Microsoft is pushing the boundaries of AI innovation beyond its partnership with OpenAI. Today, the tech giant unveiled three new models in its Phi series of language and multimodal AI, positioning itself as a formidable player in the AI landscape.
Introducing the Phi 3.5 Models
The newly released Phi 3.5 models include:
- Phi-3.5-mini-instruct: 3.82 billion parameters
- Phi-3.5-MoE-instruct: 41.9 billion parameters
- Phi-3.5-vision-instruct: 4.15 billion parameters
Each model is optimized for specific tasks: Phi-3.5-mini for basic and rapid reasoning, Phi-3.5-MoE for advanced reasoning, and Phi-3.5-vision for image and video analysis. Developers can download, customize, and fine-tune these models on Hugging Face, all under a Microsoft-branded MIT License permitting unrestricted commercial usage.
Remarkably, these models deliver near state-of-the-art performance across various third-party benchmarks, outperforming notable competitors like Google's Gemini 1.5, Meta's Llama 3.1, and even OpenAI's GPT-4o in certain tests. This impressive performance has sparked praise for Microsoft across social media platforms.
Model Overviews
1. Phi-3.5 Mini Instruct: For Compute-Constrained Environments
The Phi-3.5 Mini Instruct model, with its 3.8 billion parameters, is designed for environments with limited memory and computing power. It supports a 128k token context length, making it ideal for tasks such as code generation, mathematical problem-solving, and logic-based reasoning. Despite its smaller size, it exhibits competitive performance in multilingual and multi-turn conversations, outperforming similar models in long-context code understanding.
2. Phi-3.5 MoE: Mixture of Experts
The Phi-3.5 MoE model represents Microsoft's foray into the Mixture of Experts architecture, which combines multiple specialized models into one. With 42 billion active parameters and a 128k token context length, this model delivers scalable performance across various reasoning tasks. It frequently surpasses larger models in benchmarks, including significant strides in STEM and humanities subjects on the MMLU (Massive Multitask Language Understanding) test.
3. Phi-3.5 Vision Instruct: Advanced Multimodal Reasoning
The Phi-3.5 Vision Instruct model combines text and image processing, excelling at tasks such as image comprehension, optical character recognition, and video summarization. Like its counterparts, it supports a 128k token context length, allowing it to handle complex visual tasks. Microsoft trained this model on a mix of synthetic and publicly available datasets, emphasizing high-quality, reasoning-rich data.
Training the Phi Trio
- Phi-3.5 Mini Instruct: Trained on 3.4 trillion tokens over 10 days using 512 H100-80G GPUs.

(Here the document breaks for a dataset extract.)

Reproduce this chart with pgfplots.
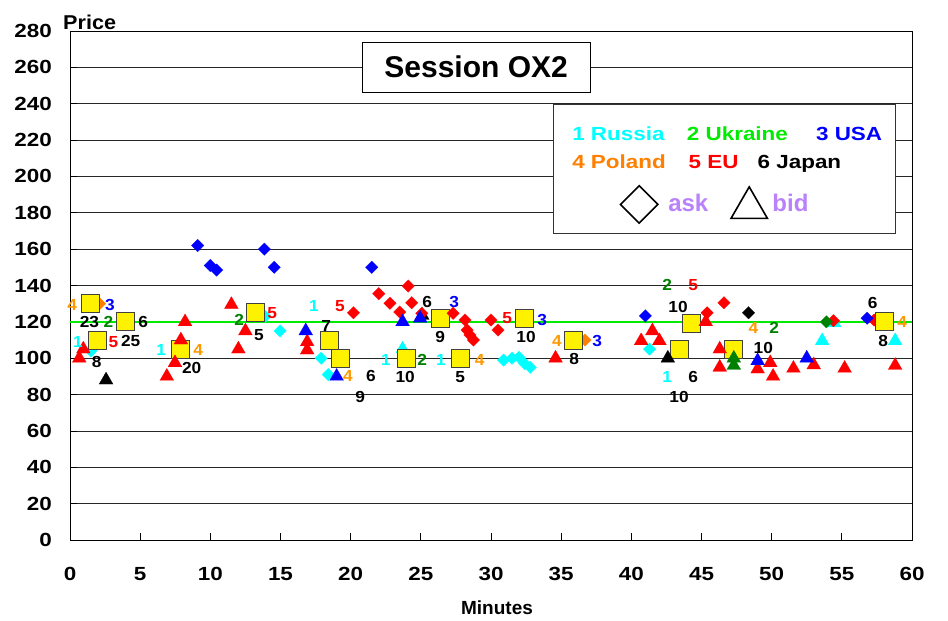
\documentclass[border=0pt]{standalone}
\usepackage{fontspec}
\setmainfont{Liberation Sans}
\newfontfamily\wideA{Liberation Sans}[FakeStretch=1.18]
\newfontfamily\wideB{Liberation Sans}[FakeStretch=1.08]
\usepackage{pgfplots}
\pgfplotsset{compat=1.18}
\usetikzlibrary{shapes.geometric}
\definecolor{cRu}{RGB}{0,255,255}
\definecolor{cUkL}{RGB}{0,235,0}
\definecolor{cUk}{RGB}{0,128,0}
\definecolor{cUS}{RGB}{0,0,255}
\definecolor{cPlL}{RGB}{255,128,0}
\definecolor{cPl}{RGB}{255,153,0}
\definecolor{cEU}{RGB}{255,0,0}
\definecolor{cLav}{RGB}{185,130,250}
\definecolor{cLine}{RGB}{0,235,0}
\pgfplotsset{
  lbl/.style={draw=none, mark=none, nodes near coords, point meta=explicit symbolic,
    every node near coord/.append style={anchor=center, inner sep=0pt,
      font=\wideB\fontsize{16}{18}\selectfont\bfseries, text=#1}},
  dia/.style={only marks, mark=square*, mark size=4.4pt,
    mark options={rotate=45, fill=#1, draw=#1, line width=0.2pt}},
  tri/.style={only marks, mark=triangle*, mark size=8pt,
    mark options={fill=#1, draw=#1, line width=0.2pt}},
}
\begin{document}
\begin{tikzpicture}
\begin{axis}[
  name=ax,
  scale only axis, width=842pt, height=509pt,
  xmin=0, xmax=60, ymin=0, ymax=280,
  xtick={0,5,...,60}, ytick={0,20,...,280},
  tick pos=left, tick align=inside, major tick length=7pt,
  tick style={black, line width=0.7pt},
  ymajorgrids, grid style={black!85, line width=0.7pt},
  axis line style={black, line width=0.8pt},
  clip=false,
  /pgf/number format/assume math mode=true,
  tick label style={font=\wideA\fontsize{19}{22}\selectfont\bfseries, inner sep=0pt},
  xticklabel style={anchor=north, yshift=-27pt},
  yticklabel style={anchor=east, xshift=-18pt},
  xlabel={Minutes},
  every axis x label/.style={at={(rel axis cs:0.5,0)}, anchor=center, yshift=-68pt, xshift=6pt,
    font=\fontsize{19}{22}\selectfont\bfseries},
  ylabel={Price},
  every axis y label/.style={at={(rel axis cs:0,1)}, anchor=base west, xshift=-7pt, yshift=1pt,
    inner sep=0pt, font=\wideB\fontsize{20}{24}\selectfont\bfseries},
]
% reference line
\addplot[cLine, line width=2pt] coordinates {(0,120) (60,120)};

% markers partly hidden behind squares
\addplot[dia=cPlL] coordinates {(2.1,130) (36.7,110)};
\addplot[dia=cRu] coordinates {(1.5,104) (13.9,123) (14.97,115) (17.9,100) (18.4,91)
  (30.9,99) (31.5,100) (32.0,100.5) (32.4,97) (32.8,95) (41.3,105)};
\addplot[tri=cRu] coordinates {(23.7,105) (53.6,109.6) (54.45,119.5) (58.8,109.6)};
\addplot[dia=cEU] coordinates {(57.3,121)};
\addplot[tri=black] coordinates {(25.1,123.5)};

% trades (squares)
\addplot[only marks, mark=square*, mark size=9pt,
  mark options={fill=yellow, draw=black!75, line width=0.8pt}] coordinates {
  (1.43,130) (1.96,110) (3.96,120) (7.84,105) (13.2,125) (18.5,110) (19.3,100)
  (23.95,100) (26.4,122) (27.8,100) (32.4,122) (35.9,110) (43.4,105) (44.3,119)
  (47.3,105) (58.0,120)};

% asks (diamonds)
\addplot[dia=cUS] coordinates {(9.1,162) (10.0,151) (10.45,148.5) (13.85,160) (14.55,150)
  (21.5,150) (41.0,123.3) (56.8,122)};
\addplot[dia=cEU] coordinates {(20.2,125) (22.0,135.5) (22.8,130.2) (23.5,125.4) (24.1,139.7)
  (24.35,130.5) (25.07,124.7) (27.3,124.7) (28.15,121) (28.3,115.5) (28.5,112.8)
  (28.75,110) (30.0,121) (30.5,115.5) (45.4,125) (46.6,130.5) (54.4,120.6)};
\addplot[dia=cUk] coordinates {(53.9,120)};
\addplot[dia=black] coordinates {(48.35,125)};

% bids (triangles)
\addplot[tri=cEU] coordinates {(0.66,100) (0.95,105) (6.9,90) (7.48,97.5) (7.9,110) (8.2,120)
  (11.5,129.5) (12.0,105) (12.5,115) (16.9,109) (16.9,104.5) (34.6,100) (40.7,109.6)
  (41.5,115) (42.0,109.6) (45.3,120) (46.3,105) (46.3,95) (49.0,94) (49.9,97.5)
  (50.1,90) (51.55,94.4) (53.0,96.3) (55.2,94.4) (58.8,96)};
\addplot[tri=cUS] coordinates {(16.8,115) (19.0,90) (23.7,120) (24.95,122) (49.0,98.6) (52.5,100)};
\addplot[tri=cUk] coordinates {(47.3,100) (47.3,96)};
\addplot[tri=black] coordinates {(2.57,88) (42.6,100)};

% labels
\addplot[lbl=cRu] table[meta=l] {
x y l
0.57 108.9 1
6.49 104.5 1
17.39 128.7 1
22.52 99 1
26.44 99 1
42.55 89.7 1
};
\addplot[lbl=cUk] table[meta=l] {
x y l
2.73 119.7 2
12.05 121 2
25.09 99 2
42.55 140.3 2
50.18 116.6 2
};
\addplot[lbl=cUS] table[meta=l] {
x y l
2.85 129.3 3
27.37 131 3
33.64 121 3
37.56 109.5 3
};
\addplot[lbl=cPl] table[meta=l] {
x y l
0.16 129.3 4
9.14 104.5 4
19.8 90.2 4
29.2 99 4
34.7 109.5 4
48.7 116.6 4
59.3 120 4
};
\addplot[lbl=cEU] table[meta=l] {
x y l
3.09 109.1 5
14.4 124.9 5
19.24 128.7 5
31.15 122 5
44.4 140.3 5
};
\addplot[lbl=black] table[meta=l] {
x y l
1.38 120.1 23
5.22 119.7 6
4.32 109.5 25
1.9 98 8
8.67 94.4 20
13.47 112.8 5
18.25 117.7 7
21.45 90.2 6
20.67 78.7 9
25.45 131 6
26.37 111.7 9
23.88 89.7 10
27.8 89.7 5
32.5 111.7 10
35.92 99.6 8
43.33 128.2 10
44.4 89.7 6
43.4 78.7 10
49.4 105.6 10
57.2 130.4 6
57.95 109.5 8
};

% title box
\node[draw=black, fill=white, line width=0.8pt, minimum width=228pt, minimum height=50pt,
  inner sep=0pt, font=\fontsize{30}{36}\selectfont\bfseries] at (axis cs:28.94,260.2) {Session OX2};

% legend box
\node[draw=black!80, fill=white, line width=0.8pt, minimum width=342pt, minimum height=129pt,
  inner sep=0pt] at (axis cs:46.6,204.3) {};
\begin{scope}[every node/.style={inner sep=0pt, anchor=base west,
    font=\wideA\fontsize{19}{22}\selectfont\bfseries}]
\node[text=cRu] at (axis cs:35.78,220.0) {1 Russia};
\node[text=cUkL] at (axis cs:43.95,220.0) {2 Ukraine};
\node[text=cUS] at (axis cs:53.15,220.0) {3 USA};
\node[text=cPlL] at (axis cs:35.78,204.5) {4 Poland};
\node[text=cEU] at (axis cs:44.07,204.5) {5 EU};
\node[text=black] at (axis cs:48.99,204.5) {6 Japan};
\node[text=cLav, font=\fontsize{24}{28}\selectfont\bfseries] at (axis cs:42.62,180.6) {ask};
\node[text=cLav, font=\fontsize{24}{28}\selectfont\bfseries] at (axis cs:50.04,180.6) {bid};
\end{scope}
\node[draw=black, diamond, line width=1.6pt, minimum width=38pt, minimum height=38pt,
  inner sep=0pt] at (axis cs:40.56,184.6) {};
\node[draw=black, regular polygon, regular polygon sides=3, line width=1.6pt,
  minimum size=42pt, inner sep=0pt] at (axis cs:48.4,182.7) {};
\end{axis}
\pgfresetboundingbox
\path[use as bounding box] ([xshift=-70pt,yshift=-80pt]ax.south west)
  rectangle ([xshift=36pt,yshift=31pt]ax.north east);
\end{tikzpicture}
\end{document}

- Phi-3.5 Vision Instruct: Trained on 500 billion tokens over 6 days with 256 A100-80G GPUs.
- Phi-3.5 MoE: Trained on 4.9 trillion tokens over 23 days using 512 H100-80G GPUs.
Open Source Commitment
All three Phi-3.5 models are released under the MIT license, showcasing Microsoft's dedication to the open-source community. This license allows developers to utilize, modify, and distribute the software freely while stating that it is provided “as is,” devoid of warranties.
Microsoft's introduction of the Phi-3.5 series marks a pivotal advancement in multilingual and multimodal AI, equipping developers to integrate cutting-edge capabilities into their applications and driving innovation in both commercial and research sectors.